(Given request) Give all the lines below again, exactly, with no pictures.
=== Dataset excerpt ===
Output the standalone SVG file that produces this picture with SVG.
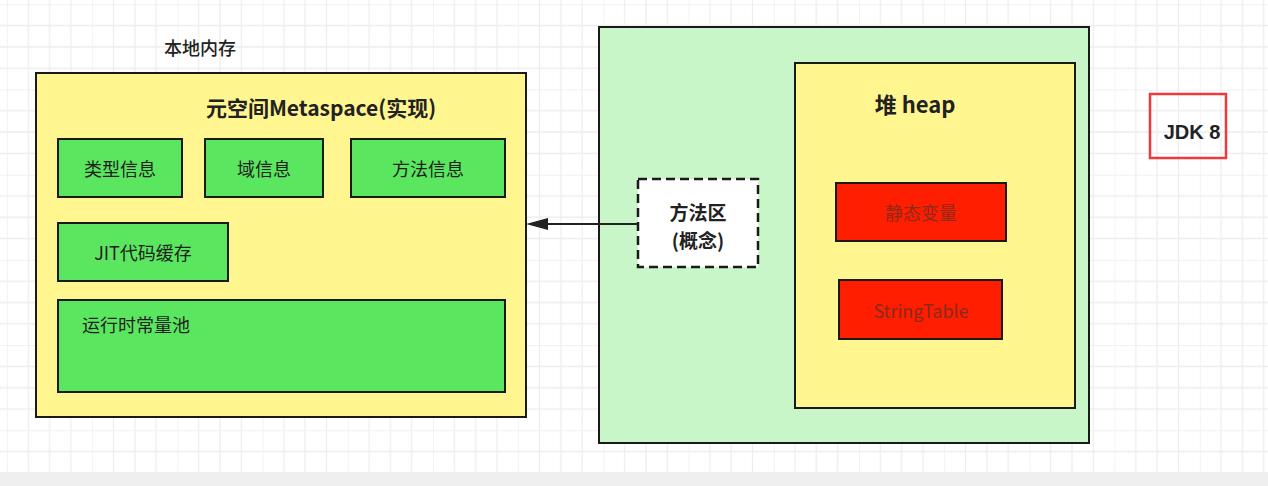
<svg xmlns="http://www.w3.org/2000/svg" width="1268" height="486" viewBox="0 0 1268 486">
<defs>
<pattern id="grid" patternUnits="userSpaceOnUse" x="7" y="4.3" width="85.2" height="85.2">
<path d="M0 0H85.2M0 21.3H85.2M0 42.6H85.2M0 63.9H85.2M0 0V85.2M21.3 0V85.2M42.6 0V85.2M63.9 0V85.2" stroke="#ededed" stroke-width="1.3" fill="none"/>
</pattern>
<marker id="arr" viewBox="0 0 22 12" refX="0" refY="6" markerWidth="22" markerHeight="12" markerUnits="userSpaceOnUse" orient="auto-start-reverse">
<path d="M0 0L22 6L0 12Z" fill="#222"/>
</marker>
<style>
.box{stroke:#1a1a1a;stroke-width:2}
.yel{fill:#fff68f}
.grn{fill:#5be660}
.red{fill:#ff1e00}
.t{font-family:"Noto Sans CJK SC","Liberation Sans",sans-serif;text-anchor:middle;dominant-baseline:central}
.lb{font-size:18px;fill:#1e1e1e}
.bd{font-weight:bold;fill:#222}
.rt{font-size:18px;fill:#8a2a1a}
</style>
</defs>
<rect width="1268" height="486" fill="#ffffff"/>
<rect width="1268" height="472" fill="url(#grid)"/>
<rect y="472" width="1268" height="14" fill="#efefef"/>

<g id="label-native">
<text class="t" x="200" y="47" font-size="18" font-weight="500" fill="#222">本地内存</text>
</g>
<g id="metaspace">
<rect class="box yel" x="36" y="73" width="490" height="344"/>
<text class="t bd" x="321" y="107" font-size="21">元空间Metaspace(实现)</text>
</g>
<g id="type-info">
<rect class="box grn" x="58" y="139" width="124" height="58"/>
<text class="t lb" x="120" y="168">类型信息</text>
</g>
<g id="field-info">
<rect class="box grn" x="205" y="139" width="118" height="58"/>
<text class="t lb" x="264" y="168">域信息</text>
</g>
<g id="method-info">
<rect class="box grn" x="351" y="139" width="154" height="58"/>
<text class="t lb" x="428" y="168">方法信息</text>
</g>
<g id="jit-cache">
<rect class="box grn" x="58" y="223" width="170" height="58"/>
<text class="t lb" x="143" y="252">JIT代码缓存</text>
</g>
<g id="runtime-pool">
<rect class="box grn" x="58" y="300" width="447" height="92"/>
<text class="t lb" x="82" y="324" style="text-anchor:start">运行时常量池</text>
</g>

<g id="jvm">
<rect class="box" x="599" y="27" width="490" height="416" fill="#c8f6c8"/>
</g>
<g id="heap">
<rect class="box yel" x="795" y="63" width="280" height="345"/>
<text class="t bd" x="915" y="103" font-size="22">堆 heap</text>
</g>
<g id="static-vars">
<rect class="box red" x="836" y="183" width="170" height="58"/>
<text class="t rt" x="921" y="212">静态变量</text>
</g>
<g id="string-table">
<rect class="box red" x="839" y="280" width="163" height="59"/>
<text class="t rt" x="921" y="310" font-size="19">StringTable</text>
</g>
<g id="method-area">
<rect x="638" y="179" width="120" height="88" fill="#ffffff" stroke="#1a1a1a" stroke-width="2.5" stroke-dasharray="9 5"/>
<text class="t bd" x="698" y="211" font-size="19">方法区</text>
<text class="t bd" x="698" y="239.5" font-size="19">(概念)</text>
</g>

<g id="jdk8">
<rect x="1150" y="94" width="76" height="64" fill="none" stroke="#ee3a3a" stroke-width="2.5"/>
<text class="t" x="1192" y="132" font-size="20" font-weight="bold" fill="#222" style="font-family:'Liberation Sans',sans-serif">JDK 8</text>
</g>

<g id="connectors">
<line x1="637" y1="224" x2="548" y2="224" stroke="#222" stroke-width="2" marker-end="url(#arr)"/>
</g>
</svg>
===
(Reply)
Output the standalone SVG file that produces this picture with SVG.
<svg xmlns="http://www.w3.org/2000/svg" width="1268" height="486" viewBox="0 0 1268 486">
<defs>
<pattern id="grid" patternUnits="userSpaceOnUse" x="7" y="4.3" width="85.2" height="85.2">
<path d="M0 0H85.2M0 21.3H85.2M0 42.6H85.2M0 63.9H85.2M0 0V85.2M21.3 0V85.2M42.6 0V85.2M63.9 0V85.2" stroke="#ededed" stroke-width="1.3" fill="none"/>
</pattern>
<marker id="arr" viewBox="0 0 22 12" refX="0" refY="6" markerWidth="22" markerHeight="12" markerUnits="userSpaceOnUse" orient="auto-start-reverse">
<path d="M0 0L22 6L0 12Z" fill="#222"/>
</marker>
<style>
.box{stroke:#1a1a1a;stroke-width:2}
.yel{fill:#fff68f}
.grn{fill:#5be660}
.red{fill:#ff1e00}
.t{font-family:"Noto Sans CJK SC","Liberation Sans",sans-serif;text-anchor:middle;dominant-baseline:central}
.lb{font-size:18px;fill:#1e1e1e}
.bd{font-weight:bold;fill:#222}
.rt{font-size:18px;fill:#8a2a1a}
</style>
</defs>
<rect width="1268" height="486" fill="#ffffff"/>
<rect width="1268" height="472" fill="url(#grid)"/>
<rect y="472" width="1268" height="14" fill="#efefef"/>

<g id="label-native">
<text class="t" x="200" y="47" font-size="18" font-weight="500" fill="#222">本地内存</text>
</g>
<g id="metaspace">
<rect class="box yel" x="36" y="73" width="490" height="344"/>
<text class="t bd" x="321" y="107" font-size="21">元空间Metaspace(实现)</text>
</g>
<g id="type-info">
<rect class="box grn" x="58" y="139" width="124" height="58"/>
<text class="t lb" x="120" y="168">类型信息</text>
</g>
<g id="field-info">
<rect class="box grn" x="205" y="139" width="118" height="58"/>
<text class="t lb" x="264" y="168">域信息</text>
</g>
<g id="method-info">
<rect class="box grn" x="351" y="139" width="154" height="58"/>
<text class="t lb" x="428" y="168">方法信息</text>
</g>
<g id="jit-cache">
<rect class="box grn" x="58" y="223" width="170" height="58"/>
<text class="t lb" x="143" y="252">JIT代码缓存</text>
</g>
<g id="runtime-pool">
<rect class="box grn" x="58" y="300" width="447" height="92"/>
<text class="t lb" x="82" y="324" style="text-anchor:start">运行时常量池</text>
</g>

<g id="jvm">
<rect class="box" x="599" y="27" width="490" height="416" fill="#c8f6c8"/>
</g>
<g id="heap">
<rect class="box yel" x="795" y="63" width="280" height="345"/>
<text class="t bd" x="915" y="103" font-size="22">堆 heap</text>
</g>
<g id="static-vars">
<rect class="box red" x="836" y="183" width="170" height="58"/>
<text class="t rt" x="921" y="212">静态变量</text>
</g>
<g id="string-table">
<rect class="box red" x="839" y="280" width="163" height="59"/>
<text class="t rt" x="921" y="310" font-size="19">StringTable</text>
</g>
<g id="method-area">
<rect x="638" y="179" width="120" height="88" fill="#ffffff" stroke="#1a1a1a" stroke-width="2.5" stroke-dasharray="9 5"/>
<text class="t bd" x="698" y="211" font-size="19">方法区</text>
<text class="t bd" x="698" y="239.5" font-size="19">(概念)</text>
</g>

<g id="jdk8">
<rect x="1150" y="94" width="76" height="64" fill="none" stroke="#ee3a3a" stroke-width="2.5"/>
<text class="t" x="1192" y="132" font-size="20" font-weight="bold" fill="#222" style="font-family:'Liberation Sans',sans-serif">JDK 8</text>
</g>

<g id="connectors">
<line x1="637" y1="224" x2="548" y2="224" stroke="#222" stroke-width="2" marker-end="url(#arr)"/>
</g>
</svg>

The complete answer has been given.